18 Examples of Old Hollywood Sexism

18 Examples of Old Hollywood Sexism

Larry Holzwarth - August 20, 2019

18 Examples of Old Hollywood Sexism
Actor William Haines defied the studio system and remained in one of the earliest openly gay relationships in Hollywood . Wikimedia

12. William Haines was forced out of Hollywood for refusing to hide his relationship with another man

William Haines was an actor who developed his career over a period of time, rising from bit parts and small scenes to become a leading man in the 1920s. Successfully making the change over to talking pictures late in the decade, Haines developed an on-film persona of the irreverent, smart-alecky leading man, adept at delivering wisecracks and sharp barbs at the expense of his on-screen foils. By the end of the decade, Haines was listed as America’s number-one box office attraction among male performers. Then in 1933 Haines picked up a sailor in Los Angeles and took him to a YMCA, where they were arrested. The subsequent publicity promised to be devastating and Haines’s employer, Louis B. Mayer, directed that Haines find a female to marry or forget about his acting career.

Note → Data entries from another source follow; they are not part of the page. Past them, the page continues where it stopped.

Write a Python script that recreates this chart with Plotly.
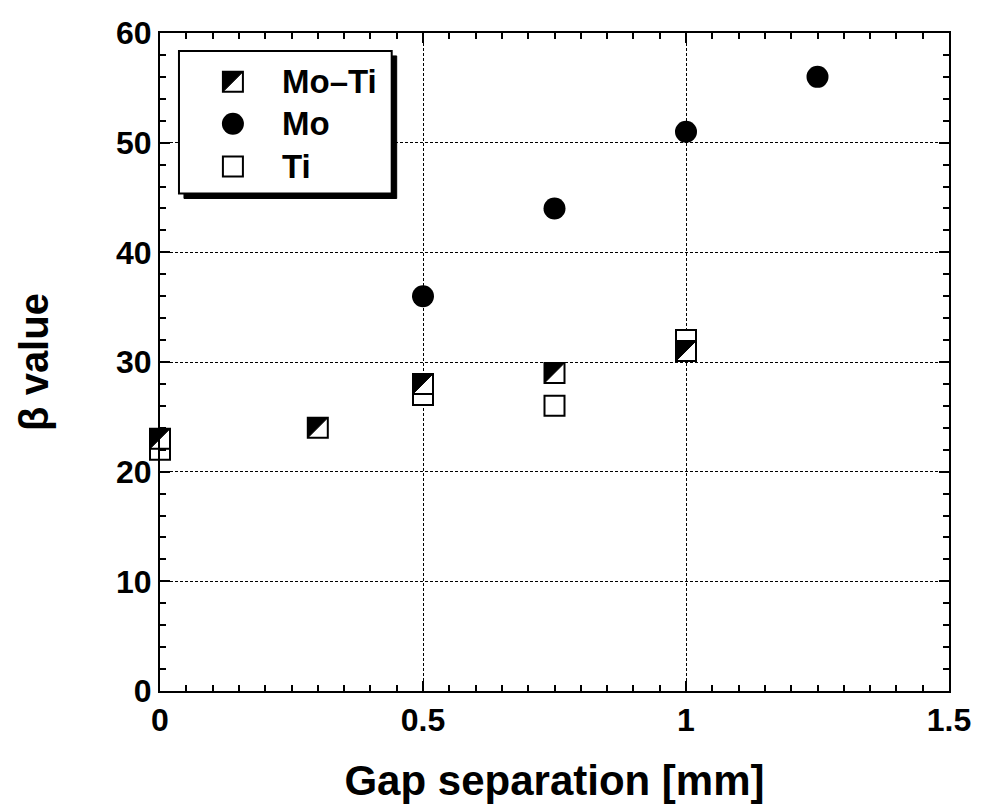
import plotly.graph_objects as go

# ---- data ----
moti_x = [0.0, 0.3, 0.5, 0.75, 1.0]
moti_y = [23, 24, 28, 29, 31]
mo_x = [0.5, 0.75, 1.0, 1.25]
mo_y = [36, 44, 51, 56]
ti_x = [0.0, 0.5, 0.75, 1.0]
ti_y = [22, 27, 26, 32]

x_ticks = [0, 0.5, 1, 1.5]
x_ticklabels = ["0", "0.5", "1", "1.5"]
y_ticks = [0, 10, 20, 30, 40, 50, 60]
x_range = [0, 1.5]
y_range = [0, 60]

FONT = "Liberation Sans, Arial, sans-serif"
MS = 20  # marker size (px)

fig = go.Figure()

# Ti : open square
fig.add_trace(go.Scatter(
    x=ti_x, y=ti_y, mode="markers", name="Ti",
    marker=dict(symbol="square", size=MS, color="white",
                line=dict(color="black", width=2)),
    cliponaxis=False))
# Mo : filled circle
fig.add_trace(go.Scatter(
    x=mo_x, y=mo_y, mode="markers", name="Mo",
    marker=dict(symbol="circle", size=MS + 2, color="black",
                line=dict(color="black", width=0)),
    cliponaxis=False))
# Mo-Ti : half-filled square (outline here, black half drawn as shapes)
fig.add_trace(go.Scatter(
    x=moti_x, y=moti_y, mode="markers", name="Mo-Ti",
    marker=dict(symbol="square", size=MS, color="white",
                line=dict(color="black", width=2)),
    cliponaxis=False))

h = MS / 2
tri_path = f"M {-h},{h} L {h},{h} L {-h},{-h} Z"
shapes = []
# black upper-left half of the Mo-Ti squares, anchored at the data points
# (paper fractions from the axis ranges so they are not clipped at x=0)
for xv, yv in zip(moti_x, moti_y):
    ax = (xv - x_range[0]) / (x_range[1] - x_range[0])
    ay = (yv - y_range[0]) / (y_range[1] - y_range[0])
    shapes.append(dict(type="path", xref="paper", yref="paper",
                       xsizemode="pixel", ysizemode="pixel",
                       xanchor=ax, yanchor=ay, path=tri_path,
                       fillcolor="black", line=dict(color="black", width=1),
                       layer="above"))

# ---- manual legend (paper coordinates) ----
W, H = 790.0, 660.0   # plot area size in px
def px2paper_x(px):
    return (px - 160) / W
def px2paper_y(py):
    return (693 - py) / H

bx0, by0, bx1, by1 = 179, 51, 392, 194
sh = 5
shapes.append(dict(type="rect", xref="paper", yref="paper",
                   x0=px2paper_x(bx0 + sh), x1=px2paper_x(bx1 + sh),
                   y0=px2paper_y(by1 + sh), y1=px2paper_y(by0 + sh),
                   fillcolor="black", line=dict(color="black", width=1),
                   layer="above"))
shapes.append(dict(type="rect", xref="paper", yref="paper",
                   x0=px2paper_x(bx0), x1=px2paper_x(bx1),
                   y0=px2paper_y(by1), y1=px2paper_y(by0),
                   fillcolor="white", line=dict(color="black", width=2),
                   layer="above"))

leg_names = ["Mo-Ti", "Mo", "Ti"]
leg_rows = [82, 124, 167]
leg_mx = 233
sq = f"M {-h},{-h} L {h},{-h} L {h},{h} L {-h},{h} Z"
for name, ry in zip(leg_names, leg_rows):
    ax, ay = px2paper_x(leg_mx), px2paper_y(ry)
    if name == "Mo":
        shapes.append(dict(type="circle", xref="paper", yref="paper",
                           xsizemode="pixel", ysizemode="pixel",
                           xanchor=ax, yanchor=ay, x0=-h - 1, x1=h + 1, y0=-h - 1, y1=h + 1,
                           fillcolor="black", line=dict(color="black", width=0),
                           layer="above"))
    else:
        shapes.append(dict(type="path", xref="paper", yref="paper",
                           xsizemode="pixel", ysizemode="pixel",
                           xanchor=ax, yanchor=ay, path=sq,
                           fillcolor="white", line=dict(color="black", width=2),
                           layer="above"))
        if name == "Mo-Ti":
            shapes.append(dict(type="path", xref="paper", yref="paper",
                               xsizemode="pixel", ysizemode="pixel",
                               xanchor=ax, yanchor=ay, path=tri_path,
                               fillcolor="black", line=dict(color="black", width=1),
                               layer="above"))

annotations = []
for name, ry in zip(leg_names, leg_rows):
    annotations.append(dict(x=px2paper_x(280), y=px2paper_y(ry), xref="paper", yref="paper",
                            text=name.replace("-", "\u2013"), showarrow=False,
                            xanchor="left", yanchor="middle",
                            font=dict(family=FONT, size=33, color="black", weight="bold")))

axis_common = dict(
    showline=True, linecolor="black", linewidth=2, mirror="ticks",
    ticks="inside", ticklen=10, tickwidth=2, tickcolor="black",
    showgrid=True, gridcolor="black", gridwidth=1, griddash="3px,2px",
    zeroline=False,
    tickfont=dict(family=FONT, size=32, color="black", weight="bold"),
)

fig.update_layout(
    width=983, height=808,
    margin=dict(l=160, r=33, t=33, b=115),
    paper_bgcolor="white", plot_bgcolor="white",
    showlegend=False,
    shapes=shapes, annotations=annotations,
    font=dict(family=FONT, color="black"),
    xaxis=dict(range=x_range, tickvals=x_ticks, ticktext=x_ticklabels,
               minor=dict(dtick=0.05, ticks="inside", ticklen=6, tickwidth=1.5,
                          tickcolor="black", showgrid=False),
               title=dict(text="<b>Gap separation [mm]</b>", standoff=28,
                          font=dict(family=FONT, size=42, color="black")),
               **axis_common),
    yaxis=dict(range=y_range, tickvals=y_ticks,
               minor=dict(dtick=2, ticks="inside", ticklen=6, tickwidth=1.5,
                          tickcolor="black", showgrid=False),
               title=dict(text="<b>\u03b2 value</b>", standoff=55,
                          font=dict(family=FONT, size=40, color="black")),
               **axis_common),
)

fig.write_html("out.html")
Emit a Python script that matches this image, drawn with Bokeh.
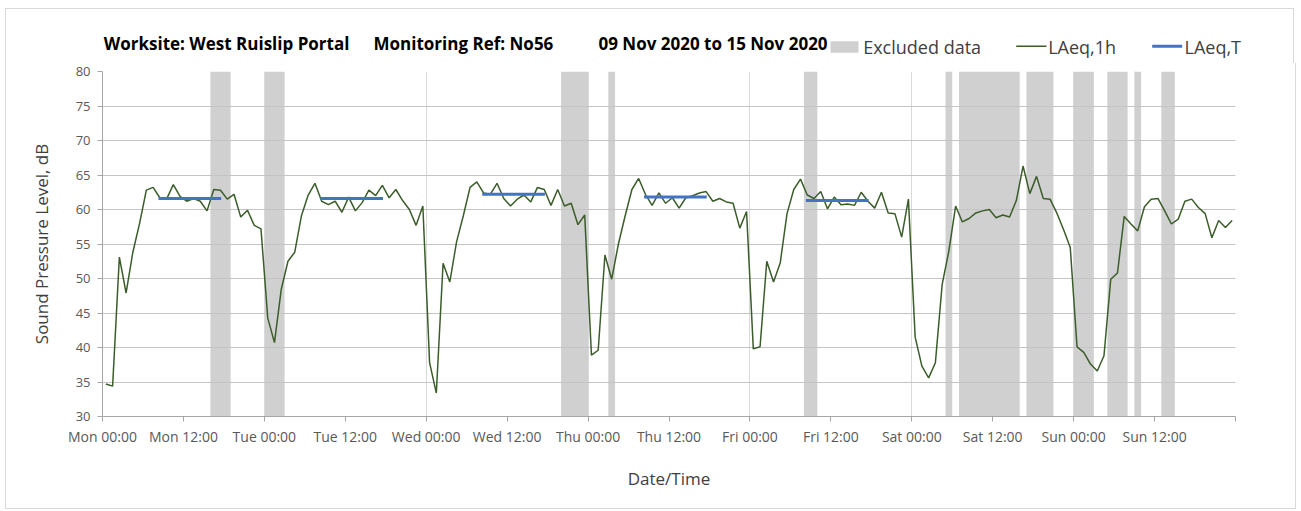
from bokeh.plotting import figure
from bokeh.models import Range1d, FixedTicker
from bokeh.core.properties import value
from bokeh.embed import file_html
from bokeh.resources import INLINE

# ---------------- data ----------------
# hourly LAeq,1h values (dB), one list per day, hour 00 .. 23
mon = [34.7, 34.4, 53.1, 47.9, 53.8, 58.0, 62.8, 63.2, 61.7, 61.5, 63.6, 61.9,
       61.2, 61.6, 61.2, 59.8, 62.9, 62.8, 61.5, 62.2, 58.9, 59.9, 57.7, 57.2]
tue = [44.3, 40.7, 48.4, 52.5, 53.8, 59.1, 62.1, 63.8, 61.2, 60.7, 61.2, 59.6,
       61.8, 59.8, 61.0, 62.8, 62.0, 63.5, 61.7, 62.9, 61.3, 60.0, 57.7, 60.5]
wed = [37.8, 33.4, 52.2, 49.5, 55.3, 59.1, 63.2, 64.0, 62.4, 62.2, 63.8, 61.6,
       60.5, 61.5, 62.1, 61.1, 63.2, 62.9, 60.6, 62.9, 60.5, 60.9, 57.8, 59.2]
thu = [38.9, 39.6, 53.4, 49.9, 55.0, 59.1, 62.9, 64.5, 62.2, 60.6, 62.4, 60.9,
       61.7, 60.2, 61.7, 62.0, 62.4, 62.6, 61.2, 61.6, 61.1, 60.9, 57.3, 59.7]
fri = [39.8, 40.1, 52.5, 49.5, 52.3, 59.4, 62.9, 64.4, 62.1, 61.6, 62.6, 60.1,
       61.8, 60.7, 60.8, 60.6, 62.5, 61.2, 60.2, 62.5, 59.5, 59.4, 56.0, 61.5]
sat = [41.5, 37.3, 35.6, 37.8, 49.1, 54.0, 60.5, 58.2, 58.7, 59.5, 59.8, 60.0,
       58.8, 59.2, 58.9, 61.3, 66.3, 62.3, 64.8, 61.6, 61.5, 59.5, 57.1, 54.5]
sun = [40.1, 39.3, 37.6, 36.6, 38.8, 49.9, 50.8, 59.0, 57.9, 56.9, 60.4, 61.5,
       61.6, 59.8, 57.9, 58.6, 61.2, 61.5, 60.3, 59.4, 55.9, 58.4, 57.4, 58.4]

# LAeq,T daytime periods (hours from Mon 00:00) and level
laeqT_start = [8.3, 32.3, 56.3, 80.3, 104.3]
laeqT_end = [17.6, 41.6, 65.6, 89.6, 113.6]
laeqT_value = [61.6, 61.6, 62.2, 61.8, 61.3]

# excluded data periods (hours from Mon 00:00)
excl_start = [16, 24, 68, 75, 104, 125, 127, 137, 144, 149, 153, 157]
excl_end = [19, 27, 72, 76, 106, 126, 136, 141, 147, 152, 154, 159]

# axis ticks
x_ticks = [0, 12, 24, 36, 48, 60, 72, 84, 96, 108, 120, 132, 144, 156, 168]
x_tick_labels = ["Mon 00:00", "Mon 12:00", "Tue 00:00", "Tue 12:00", "Wed 00:00",
                 "Wed 12:00", "Thu 00:00", "Thu 12:00", "Fri 00:00", "Fri 12:00",
                 "Sat 00:00", "Sat 12:00", "Sun 00:00", "Sun 12:00", ""]
day_lines = [24, 48, 72, 96, 120, 144, 168]
y_ticks = [30, 35, 40, 45, 50, 55, 60, 65, 70, 75, 80]
Y_MIN, Y_MAX = 30, 80
X_MIN, X_MAX = 0, 168

title_parts = ["Worksite: West Ruislip Portal", "Monitoring Ref: No56",
               "09 Nov 2020 to 15 Nov 2020"]
legend_labels = ["Excluded data", "LAeq,1h", "LAeq,T"]

laeq_1h = mon + tue + wed + thu + fri + sat + sun
hours = [i + 0.5 for i in range(len(laeq_1h))]

FONT = "Open Sans"
TXT = "#404040"
GREEN = "#3b5d2a"
BLUE = "#4472c4"
GREY = "#d0d0d0"
EDGE = "1px solid #d9d9d9"

INNER_W = 1289
HEAD_H = 55
LEFT0, TOP0 = 6, 9          # page position of the chart's inner top-left

# ---------------- header (title + legend) ----------------
h = figure(width=INNER_W, height=HEAD_H,
           x_range=Range1d(LEFT0, LEFT0 + INNER_W),
           y_range=Range1d(TOP0 + HEAD_H, TOP0),
           x_axis_type=None, y_axis_type=None,
           min_border=0, output_backend="svg", toolbar_location=None)
h.grid.visible = False
h.outline_line_color = None
h.background_fill_color = "white"
h.border_fill_color = "white"
h.styles = {"border-top": EDGE, "border-left": EDGE, "border-right": EDGE,
            "margin-top": "8px", "margin-left": "5px"}

h.text(x=[103.3, 373, 598], y=[42.5, 42.5, 42.5], text=title_parts,
       text_font=value(FONT), text_font_size="17px", text_font_style="bold",
       text_color="black", text_baseline="middle", text_align="left")

# legend swatches
h.quad(left=[830], right=[858], top=[40.7], bottom=[52.3],
       fill_color=GREY, line_color=None)
h.segment(x0=[1015.7], x1=[1046], y0=[45.8], y1=[45.8],
          line_color=GREEN, line_width=1.5)
h.segment(x0=[1151.7], x1=[1181.7], y0=[45.8], y1=[45.8],
          line_color=BLUE, line_width=3)
h.text(x=[862.7, 1047.7, 1184], y=[46, 46, 46], text=legend_labels,
       text_font=value(FONT), text_font_size="18px", text_color=TXT,
       text_baseline="middle", text_align="left")

# ---------------- main chart ----------------
p = figure(frame_width=1133, frame_height=345,
           min_border_left=96, min_border_right=INNER_W - 96 - 1133,
           min_border_top=8, min_border_bottom=92,
           x_range=Range1d(X_MIN, X_MAX), y_range=Range1d(Y_MIN, Y_MAX),
           output_backend="svg", toolbar_location=None)
p.outline_line_color = None
p.background_fill_color = "white"
p.border_fill_color = "white"
p.styles = {"border-bottom": EDGE, "border-left": EDGE, "border-right": EDGE,
            "margin-left": "5px"}

# excluded data shading (below grid lines)
p.quad(left=excl_start, right=excl_end,
       bottom=[Y_MIN] * len(excl_start), top=[Y_MAX] * len(excl_start),
       fill_color=GREY, line_color=None, level="image")

p.line(hours, laeq_1h, line_color=GREEN, line_width=1.5)
p.segment(x0=laeqT_start, x1=laeqT_end, y0=laeqT_value, y1=laeqT_value,
          line_color=BLUE, line_width=3)

# grids
p.xgrid.ticker = FixedTicker(ticks=day_lines)
p.xgrid.grid_line_color = "#d9d9d9"
p.ygrid.ticker = FixedTicker(ticks=y_ticks)
p.ygrid.grid_line_color = "#c4c4c4"

# axes
p.xaxis.ticker = FixedTicker(ticks=x_ticks)
p.xaxis.major_label_overrides = {t: l for t, l in zip(x_ticks, x_tick_labels)}
p.yaxis.ticker = FixedTicker(ticks=y_ticks)
for ax in (p.xaxis[0], p.yaxis[0]):
    ax.axis_line_color = "#a6a6a6"
    ax.major_tick_line_color = "#a6a6a6"
    ax.major_tick_out = 5
    ax.major_tick_in = 0
    ax.minor_tick_line_color = None
    ax.major_label_text_font = FONT
    ax.major_label_text_color = "#595959"
    ax.axis_label_text_font = FONT
    ax.axis_label_text_font_size = "17px"
    ax.axis_label_text_font_style = "normal"
    ax.axis_label_text_color = TXT
p.xaxis.major_label_text_font_size = "14px"
p.yaxis.major_label_text_font_size = "13px"
p.xaxis.major_label_standoff = 5
p.yaxis.major_label_standoff = 7

p.yaxis.axis_label = "Sound Pressure Level, dB"
p.yaxis.axis_label_standoff = 20
p.xaxis.axis_label = "Date/Time"
p.xaxis.axis_label_standoff = 18

open("out.html", "w").write(file_html([h, p], INLINE))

Haines elected to forget about his acting career, eventually opening an interior design firm in Los Angeles, with the former sailor, Jimmie Shields, as his business and domestic partner. The former actor found support from the Hollywood community. Among his clients were Joan Crawford and Carole Lombard. Haines and his partner later branched into an antique dealership as well, and Haines, though he claimed to have been offered some roles, never returned to acting. Later in life, Haines worked as an interior decorator for Ronald and Nancy Reagan, during the time when Reagan was serving as governor of California. The sham marriages which Rock Hudson entered into and that William Haines disdained were common enough to have their own name – they were called lavender marriages – and were dictated by studio executives for decades.